This week, I received my second copy of Hanson’s Shout It Out. Sure, It wasn’t because I’d worn out my first copy (although, if I still played CDs, I’m sure that could’ve been a distinct possibility.) No, the occasion was that the UK release of Shout It Out came with a special Best of 5 DVD that I really wanted. The release coincided with Hanson’s 5of5 concert series in London this week, reprising the US five-nighter (one album a night, for five nights) that launched SIO. Last year, I took the opportunity to put together my list of 25 favorite Hanson songs when writing about the 5of5, which was restreamed to a worldwide audience upon the album’s initial release. This UK DVD collects 13 Hanson performances from the US 50f5, and should serve as a great introduction to new fans, or maybe fans (I was once one of those) who somehow lost touch with the band, but wanted to reconnect with them. If I was to recommend it for one group of people in particular, though, I’d send a copy to people who still believe that Hanson was something of a one-hit wonder that simply faded from the scene when their MMMBop was up.
For the rest of us, the DVD doesn’t contain surprises of the sort that open-minded pop lovers should get when they realize that Hanson is still very much alive and kicking, but I’m not one to complain. I loved most of these performances when I saw the 5of5 re-stream last year, and I love them today. But focus on singles on Best of 5 means that some tough choices had to be made, not all of them to my liking. I would have liked it if they had included at least one of the rarer singles on this DVD, say, Weird or Thinking Of You off Middle of Nowhere, instead of yet another performance of Where’s The Love (which has been on previous releases Live From Albertane, Underneath Acoustic Live and Live & Electric). This is partly an issue of personal taste, of course, since I probably wouldn’t have objected to yet another version of I Will Come To You. The Where’s The Love version on this DVD actually is among my favorite versions of the song, but it has never been in my Hanson pantheon. Likewise, and as much as it pains me to say this about a song written and performed by Zac Hanson, I wasn’t exactly thrilled to see Go, the first single off The Walk, making the cut. The rules the band had made for the selection probably made it impossible to ignore, but it remains one of my least favorite Hanson songs of all time. Maybe Geat Divide could have been given the task of defending that album honor by itself, or the rules could have been bent to include a song like Been There Before, another great intro song for people who think they know Hanson when they actually don’t.

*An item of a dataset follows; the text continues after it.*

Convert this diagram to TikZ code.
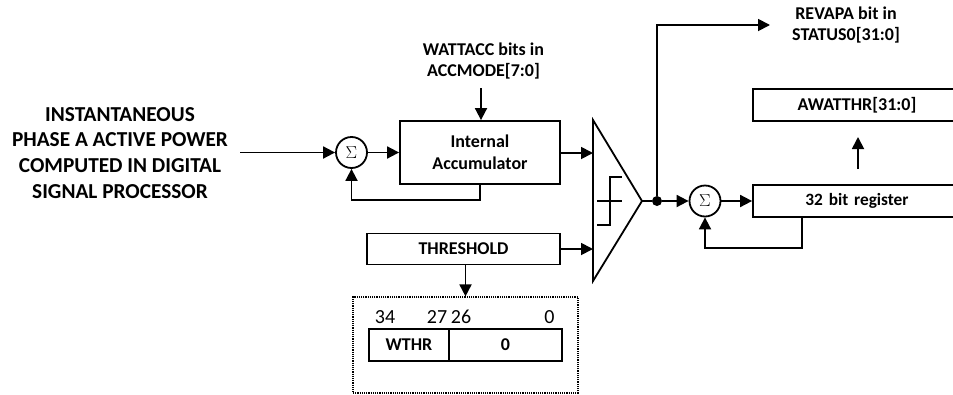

Luckily, the focus on singles left room for Lost Withouth Each Other, the second single off Underneath, not previously released in a live version. The band reported has been reluctant to play it live, which gives the 5of5 performance a shine of exlusivity. Included in the lower half of my Top 25 list, it’s a song that has the old-style rock n’ roll feeling of a song like Thinking ‘Bout Somethin’, yet it never felt out of place on the Underneath album. The song and video also launched the Are You Listening? tagline that became an integral part of the promotion of the record. The DVD also has a good version of Isaac’s Deeper, sounding tighter than it has in previous versions. However, I am still slightly torn on Save Me, a This Time Around tune. The TTA night of the 50f5 was uneven, and I don’t think Taylor was at his best here. While I like the song, it has never been among my definitive favorites from that album, not least because it was preceded by If Only, Runaway Run and This Time Around, three Hanson classics. The album version of Save Me has a nice gospel touch, but live, it’s just not very exciting. Again, if was responsible for the setlist on the DVD, I might have yanked it in place of, say, Strong Enough To Break from Underneath. But again, this is a question of taste. Using my own standard when I argued against Where’s The Love, I guess it’s OK that Save Me won the day. It’s more exclusive as a live track, whereas Strong Enough To Break was on both Underneath Acoustic Live and Live & Electric.
When I’m nitpicking like this, it’s out of love. I used to watch video clips from the heights of Beatlemania, or of girls fainting in droves at Backstreet Boys concerts and not really understand what could make people feel that strongly about a band. Blind devotion, definition, definitely, but physical reactions? But that was before I was reintroduced to Hanson back in 2005. I’m usually not the squealing, hyperventilating kind, but whenever I see a new Hanson concert stream – or, heck every time I hear MMMBop or Penny & Me – I’m reduced to mess of genuine, ecstatic emotion. I don’t know why, exactly; all I know is that it has to do with a combination of the music itself and a set of very personal reasons, the first of which is my unbending crush on Zac Hanson. Let me end by saying this: I think I would have bought this DVD even if I didn’t like the music. It offers lots of Zac, and for Hanson haters, there’s always the mute button.